>>>

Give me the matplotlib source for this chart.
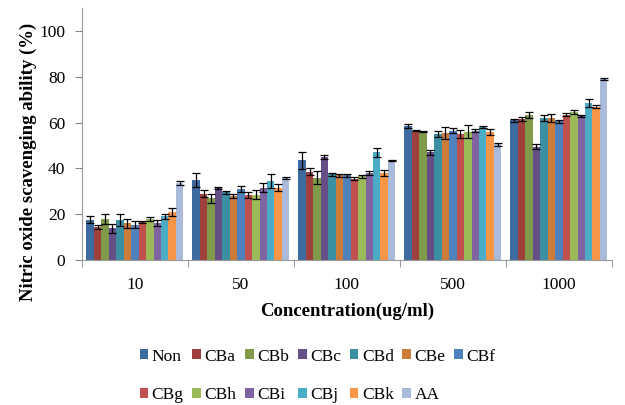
import numpy as np
import matplotlib
matplotlib.use("Agg")
import matplotlib.pyplot as plt

plt.rcParams["font.family"] = ["Liberation Serif", "DejaVu Serif"]

concentrations = ["10", "50", "100", "500", "1000"]
series = ["Non", "CBa", "CBb", "CBc", "CBd", "CBe", "CBf",
          "CBg", "CBh", "CBi", "CBj", "CBk", "AA"]
colors = ["#3E6B9F", "#A0403D", "#7F9A48", "#664E86", "#3A8FA3", "#CD7B38",
          "#4F81BD", "#C0504D", "#9BBB59", "#8064A2", "#4BACC6", "#F79646",
          "#A9BADB"]

# mean values per series, one per concentration
means = {
    "Non": [17.5, 35.0, 43.5, 58.5, 61.0],
    "CBa": [14.5, 29.0, 38.5, 56.5, 61.5],
    "CBb": [18.0, 27.0, 36.0, 56.0, 63.5],
    "CBc": [13.8, 31.5, 45.0, 47.0, 49.5],
    "CBd": [17.5, 29.5, 37.5, 55.0, 62.0],
    "CBe": [16.0, 28.0, 37.0, 55.5, 62.0],
    "CBf": [15.5, 31.0, 37.0, 56.5, 60.5],
    "CBg": [16.5, 28.5, 35.5, 55.0, 63.5],
    "CBh": [18.0, 28.5, 36.5, 56.0, 64.5],
    "CBi": [16.0, 31.5, 38.0, 56.5, 63.0],
    "CBj": [19.0, 34.5, 47.0, 58.0, 68.5],
    "CBk": [21.0, 31.5, 38.0, 56.0, 67.0],
    "AA":  [33.5, 35.8, 43.5, 50.5, 79.0],
}
errors = {
    "Non": [1.5, 3.0, 3.8, 0.8, 0.7],
    "CBa": [1.0, 1.7, 1.5, 0.3, 1.0],
    "CBb": [2.2, 2.0, 2.7, 0.3, 1.3],
    "CBc": [1.8, 0.5, 1.0, 1.0, 1.0],
    "CBd": [2.5, 0.8, 0.6, 1.2, 1.2],
    "CBe": [2.0, 1.0, 0.6, 2.5, 1.8],
    "CBf": [1.5, 1.5, 0.6, 1.0, 0.8],
    "CBg": [0.5, 1.3, 0.6, 1.7, 0.5],
    "CBh": [0.8, 2.0, 0.7, 2.8, 0.8],
    "CBi": [1.3, 2.0, 1.0, 0.8, 0.5],
    "CBj": [1.3, 3.0, 2.0, 0.5, 1.6],
    "CBk": [1.7, 1.5, 1.3, 1.2, 0.6],
    "AA":  [0.8, 0.5, 0.2, 0.6, 0.3],
}

fig = plt.figure(figsize=(6.25, 4.05), dpi=100)
ax = fig.add_axes([0.131, 0.358, 0.848, 0.622])

n = len(series)
x = np.arange(len(concentrations))
width = 1.0 / (n + 1.2)
handles = []
for i, name in enumerate(series):
    pos = x - 0.5 + 0.6 * width + (i + 0.5) * width
    h = ax.bar(pos, means[name], width, color=colors[i], label=name, zorder=2)
    handles.append(h)
    ax.errorbar(pos, means[name], yerr=errors[name], fmt="none", ecolor="black",
                elinewidth=0.9, capsize=2.6, capthick=0.9, zorder=3)

ax.set_xlim(-0.5, len(concentrations) - 0.5)
ax.set_ylim(0, 110)
ax.set_yticks([0, 20, 40, 60, 80, 100])
ax.set_xticks(x)
ax.set_xticklabels(concentrations)
ax.set_xticks(np.arange(len(concentrations) + 1) - 0.5, minor=True)
ax.tick_params(axis="x", which="major", length=0, pad=12, labelsize=12.5)
ax.tick_params(axis="x", which="minor", length=5, color="#888888")
ax.tick_params(axis="y", length=5, color="#888888", labelsize=12.5, pad=7)
for side in ["top", "right"]:
    ax.spines[side].set_visible(False)
for side in ["left", "bottom"]:
    ax.spines[side].set_color("#999999")

ax.set_xlabel("Concentration(ug/ml)", fontweight="bold", fontsize=13.5, labelpad=7)
fig.text(0.046, 0.6, "Nitric oxide scavenging ability (%)", rotation=90,
         ha="center", va="center", fontweight="bold", fontsize=13.5)

# legend fills column by column, so reorder to read row by row (7 per row)
ncol = 7
order = []
for c in range(ncol):
    for r in range(2):
        k = r * ncol + c
        if k < n:
            order.append(k)
fig.legend([handles[k] for k in order], [series[k] for k in order],
           loc="center", bbox_to_anchor=(0.508, 0.072), ncol=ncol, frameon=False,
           fontsize=12.5, handlelength=0.5, handleheight=0.5, handletextpad=0.2,
           columnspacing=0.5, labelspacing=1.3)

fig.savefig("out.png", dpi=100)
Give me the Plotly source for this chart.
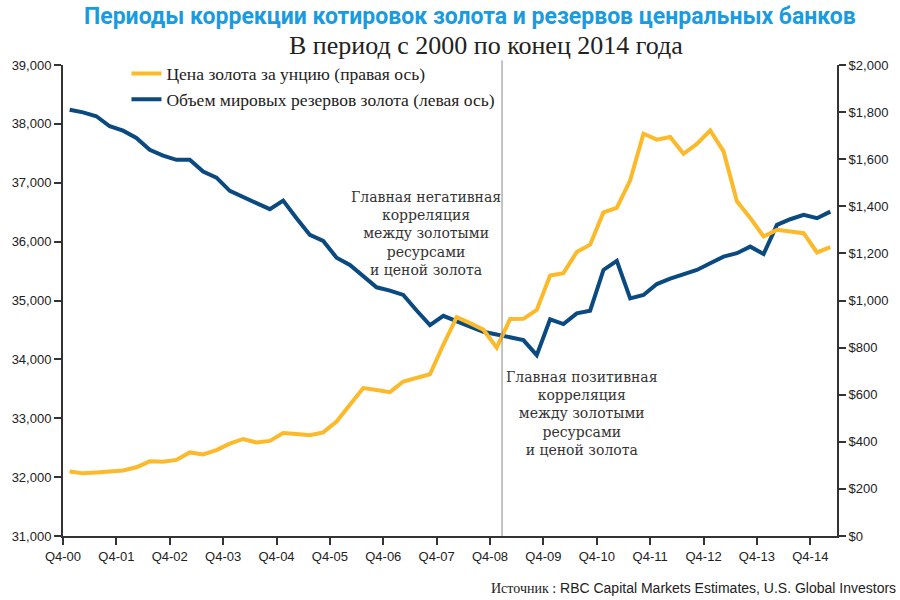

<<<

Set problem
Identify every line holding the word "source" and copy it out.

Output for this exercise
Give me the matplotlib source for this chart.
Give me the Plotly source for this chart.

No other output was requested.